Dabei ist mir natürlich klar: Einfache Lösungen gibt es auch hier nicht. Aber ich erkenne landauf landab in der ganzen Republik keine aufrichtige und gründliche Bemühung am Status quo etwas zu ändern.

IslamiQ: Zum Schluss: Wie werden Sie Angela Merkel als Bundeskanzlerin in Erinnerung behalten?

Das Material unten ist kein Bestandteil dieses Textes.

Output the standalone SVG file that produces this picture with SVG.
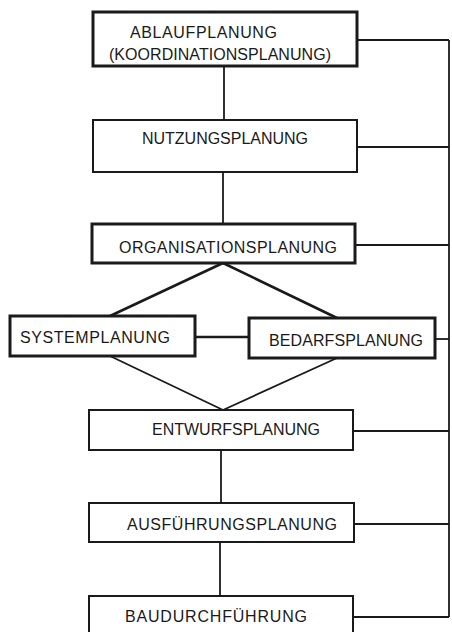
<svg xmlns="http://www.w3.org/2000/svg" width="452" height="632" viewBox="0 0 452 632">
<style>
.bg{fill:#ffffff}
.box{fill:#ffffff;stroke:#1a1a1a;stroke-width:2}
.thick{stroke-width:3}
.lbl{font-family:"Liberation Sans",Arial,sans-serif;font-size:16px;fill:#1a1a1a}
.c{fill:none;stroke:#1a1a1a;stroke-width:1.8}
.d{fill:none;stroke:#1a1a1a;stroke-width:2.6}
</style>
<rect class="bg" x="0" y="0" width="452" height="632"/>
<g id="connectors">
<line class="c" x1="224" y1="66" x2="224" y2="120"/>
<line class="c" x1="223" y1="172" x2="223" y2="224"/>
<line class="c" x1="221" y1="450" x2="221" y2="503"/>
<line class="c" x1="220" y1="542" x2="220" y2="596"/>
<line class="d" x1="223" y1="263" x2="110" y2="316"/>
<line class="d" x1="223" y1="263" x2="337" y2="318"/>
<line class="c" x1="110" y1="356" x2="223" y2="410"/>
<line class="c" x1="337" y1="358" x2="223" y2="410"/>
<line class="d" x1="195" y1="337" x2="249" y2="337"/>
<line class="c" x1="449" y1="40" x2="449" y2="617"/>
<line class="c" x1="357" y1="40" x2="449" y2="40"/>
<line class="c" x1="357" y1="147" x2="449" y2="147"/>
<line class="c" x1="355" y1="245" x2="449" y2="245"/>
<line class="c" x1="435" y1="339" x2="449" y2="339"/>
<line class="c" x1="353" y1="431" x2="449" y2="431"/>
<line class="c" x1="354" y1="524" x2="449" y2="524"/>
<line class="c" x1="353" y1="617" x2="449" y2="617"/>
</g>
<g id="ablaufplanung">
<rect class="box thick" x="93" y="12" width="264" height="54"/>
<text class="lbl" x="130" y="38" textLength="147" lengthAdjust="spacing">ABLAUFPLANUNG</text>
<text class="lbl" x="109" y="60" textLength="222" lengthAdjust="spacing">(KOORDINATIONSPLANUNG)</text>
</g>
<g id="nutzungsplanung">
<rect class="box" x="93" y="120" width="264" height="52"/>
<text class="lbl" x="142" y="144" textLength="166" lengthAdjust="spacing">NUTZUNGSPLANUNG</text>
</g>
<g id="organisationsplanung">
<rect class="box thick" x="92" y="224" width="263" height="39"/>
<text class="lbl" x="119" y="253" textLength="218" lengthAdjust="spacing">ORGANISATIONSPLANUNG</text>
</g>
<g id="systemplanung">
<rect class="box thick" x="10" y="316" width="185" height="40"/>
<text class="lbl" x="20" y="343" textLength="150" lengthAdjust="spacing">SYSTEMPLANUNG</text>
</g>
<g id="bedarfsplanung">
<rect class="box thick" x="249" y="318" width="186" height="40"/>
<text class="lbl" x="269" y="346" textLength="154" lengthAdjust="spacing">BEDARFSPLANUNG</text>
</g>
<g id="entwurfsplanung">
<rect class="box" x="89" y="410" width="264" height="40"/>
<text class="lbl" x="152" y="435" textLength="168" lengthAdjust="spacing">ENTWURFSPLANUNG</text>
</g>
<g id="ausfuehrungsplanung">
<rect class="box" x="89" y="503" width="265" height="39"/>
<text class="lbl" x="127" y="530" textLength="210" lengthAdjust="spacing">AUSFÜHRUNGSPLANUNG</text>
</g>
<g id="baudurchfuehrung">
<rect class="box" x="89" y="596" width="264" height="44"/>
<text class="lbl" x="125" y="622" textLength="182" lengthAdjust="spacing">BAUDURCHFÜHRUNG</text>
</g>
</svg>
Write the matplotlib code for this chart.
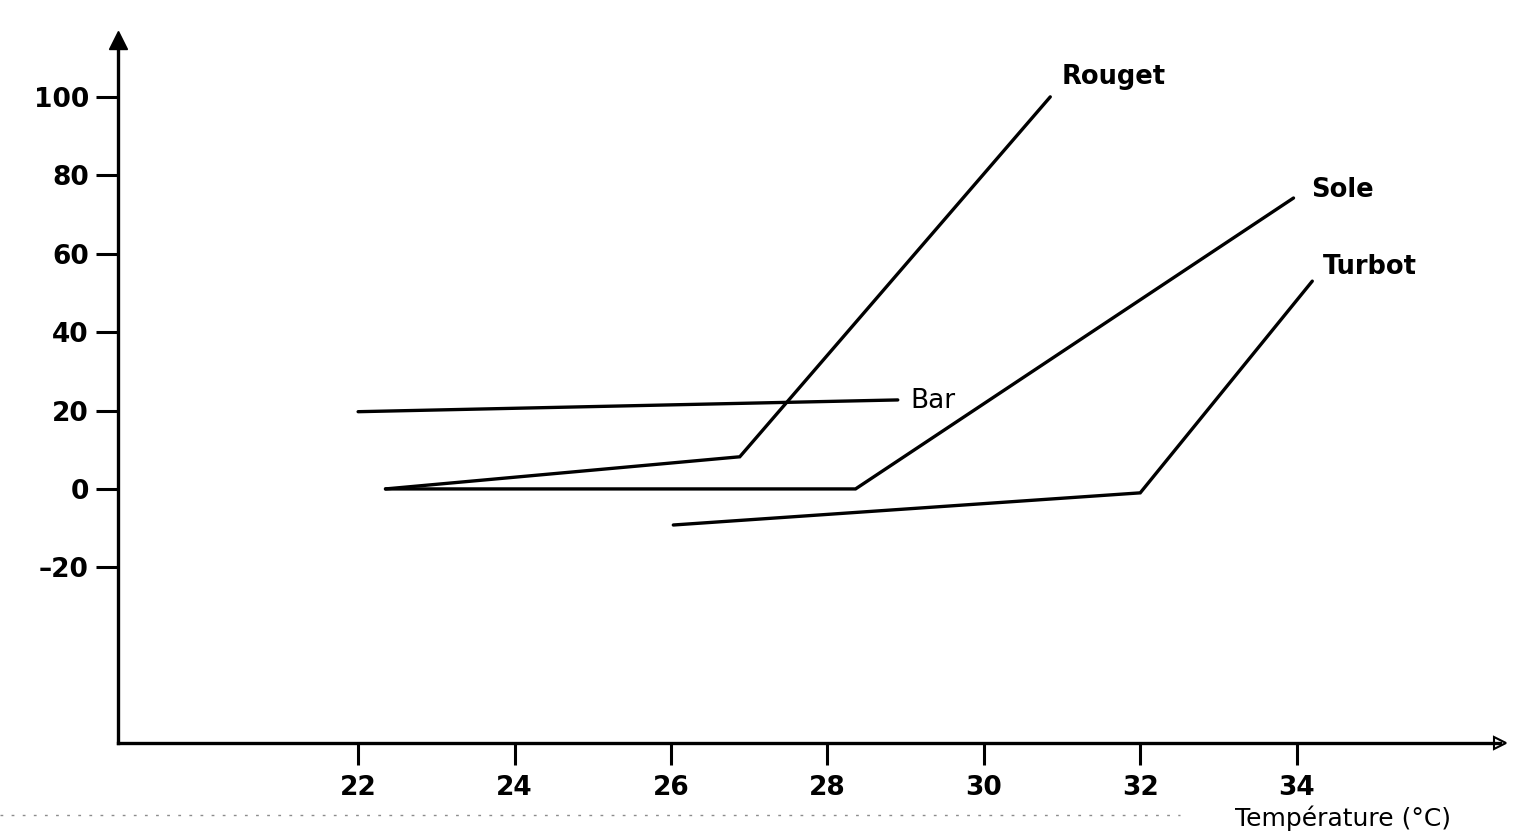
import matplotlib
matplotlib.use("Agg")
import matplotlib.pyplot as plt

# Temperature (°C) vs. response (%) for four fish species
bar_t = [22.0, 28.9]
bar_v = [19.7, 22.7]

rouget_t = [22.35, 26.88, 30.85]
rouget_v = [0.0, 8.2, 100.0]

sole_t = [22.35, 28.36, 33.96]
sole_v = [0.0, 0.0, 74.2]

turbot_t = [26.03, 32.0, 34.2]
turbot_v = [-9.2, -1.0, 53.0]

x_ticks = [22, 24, 26, 28, 30, 32, 34]
y_ticks = [-20, 0, 20, 40, 60, 80, 100]
x_label = "Température (°C)"

W, H = 1528, 833
fig = plt.figure(figsize=(W / 100, H / 100), dpi=100)
ax = fig.add_axes([118 / W, (H - 743) / H, (1500 - 118) / W, (743 - 40) / H])
ax.set_xlim(18.93, 36.6)
ax.set_ylim(-64.8, 114.5)

tick_font = dict(family="DejaVu Sans", weight="bold", size=19)
name_font = dict(family="DejaVu Sans", weight="bold", size=18.5)
lw = 2.4
for t, v in [(bar_t, bar_v), (rouget_t, rouget_v), (sole_t, sole_v), (turbot_t, turbot_v)]:
    ax.plot(t, v, color="black", lw=lw, solid_capstyle="round", solid_joinstyle="miter")

# series names next to the line ends
ax.text(bar_t[-1] + 0.16, bar_v[-1] - 0.3, "Bar", ha="left", va="center",
        family="DejaVu Sans", size=19)
ax.text(rouget_t[-1] + 0.15, rouget_v[-1] + 5.0, "Rouget", ha="left", va="center", **name_font)
ax.text(sole_t[-1] + 0.22, sole_v[-1] + 2.0, "Sole", ha="left", va="center", **name_font)
ax.text(turbot_t[-1] + 0.13, turbot_v[-1] + 3.5, "Turbot", ha="left", va="center", **name_font)

for s in ["top", "right"]:
    ax.spines[s].set_visible(False)
for s in ["left", "bottom"]:
    ax.spines[s].set_linewidth(2.4)
    ax.spines[s].set_color("black")

ax.set_xticks(x_ticks)
ax.set_yticks(y_ticks)
ax.set_xticklabels([str(v) for v in x_ticks], **tick_font)
ax.set_yticklabels([("\u2013" + str(-v)) if v < 0 else str(v) for v in y_ticks], **tick_font)
ax.tick_params(axis="both", direction="out", length=16, width=2.2, color="black")
ax.tick_params(axis="y", pad=5)
ax.tick_params(axis="x", pad=7)

# arrowheads at the axis ends
ax.plot([0], [1], marker="^", markersize=13, color="black",
        transform=ax.transAxes, clip_on=False)
ax.plot([1], [0], marker=">", markersize=8, color="black", markerfacecolor="white",
        markeredgewidth=1.5, transform=ax.transAxes, clip_on=False)

# axis title at the bottom right of the page
fig.text(1235 / W, 1 - 831 / H, x_label, ha="left", va="bottom",
         family="DejaVu Sans", size=18, color="black")
fig.add_artist(plt.Line2D([0, 1180 / W], [1 - 815 / H] * 2, transform=fig.transFigure,
                          color="0.55", lw=1.0, ls=(0, (2, 6))))

fig.savefig("out.png", dpi=100, facecolor="white")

Altaş: So sehr ich Helmut Kohl negativ in Erinnerung behalten habe mit seiner Verweigerung, an der Trauerfeier in Solingen teilzunehmen, so sehr wird mir Angela Merkel positiv in Erinnerung bleiben, insbesondere mit Ihrem: „Wir schaffen das!“. Sie hat damit ein Ausrufezeichen gesetzt für Menschlichkeit und Humanität. Sie hat dafür viel Kritik eingesteckt, doch die Zeit wird ihr Recht geben. Sie hat damit eine große Tat vollbracht, dafür gesorgt, dass wir uns nicht vollends dem Populismus und dem Kalkül hingeben. Klar, ich hätte mir von ihr hin und wieder eine deutlichere Ansprache gewünscht, doch im Großen und Ganzen geht mit Ihr eine große Kanzlerin.

Leserkommentare

grege sagt:
Die IGMG ist eng mit Erdowahns AKP verwoben, die man ihrerseits als die "türkische AKP" bezeichnen kann. Und genau dieser Herr Altas, dessen Organisation insbesondere in der Vergangenheit durch antisemitische Hassparolen aufgefallen ist, beklagt sich über Demokratiedefizite, Waffenlieferungen und soziale Ungerechtigkeit. Genau diese Eigenschaften prägen Erdowahn, der anders denkende Bürger ins Gefängnis sperrt, Waffen und Söldner in Krisenregionen wie Libyen, Aserbaidschan oderNordsyrien entsendet sowie sich noch einen weiteren Millarden teuren Palast gönnt, während das Volk unter der Hyperinflation darben muss.
21.09.21
20:46
Vera sagt:
Der befragte Rechtswissenschaftler, dessen Lebensaufgabe primär die Institutionalisierung des Islams in Deutschland ist, moniert hier ein "massives Demokratiedefizit" und fordert seit langem schon für deutsche Staatsbürger mehr öffentlich-rechtliche Etablierung seines Islam. Und als Traum soll dann der Islam als große Staatsreligion wohl irgendwann in Deutschland Realität werden? Wenn man sich aber die gesellschaftlichen Zustände und politischen Verhältnisse in islamisch organisierten Ländern genauer betrachtet, dann zeigt es sich, daß dort erst recht massivste und schlimmste Demokratiedefizite vorherrschen. Somit wäre doch eine weitere Islam-Etablierung auf politischer Ebene in Deutschland und Europa für die meisten Menschen eine sehr abwegige Idee und keinesfalls erstrebenswert. Wenn die vielen Demokratiedefizite in islamischen & arabischen Ländern beseitigt sind, könnten wir das Thema vielleicht wieder aufgreifen. Aber lehnt der wahre Islam die Demokratie als solche nicht grundlegend ab?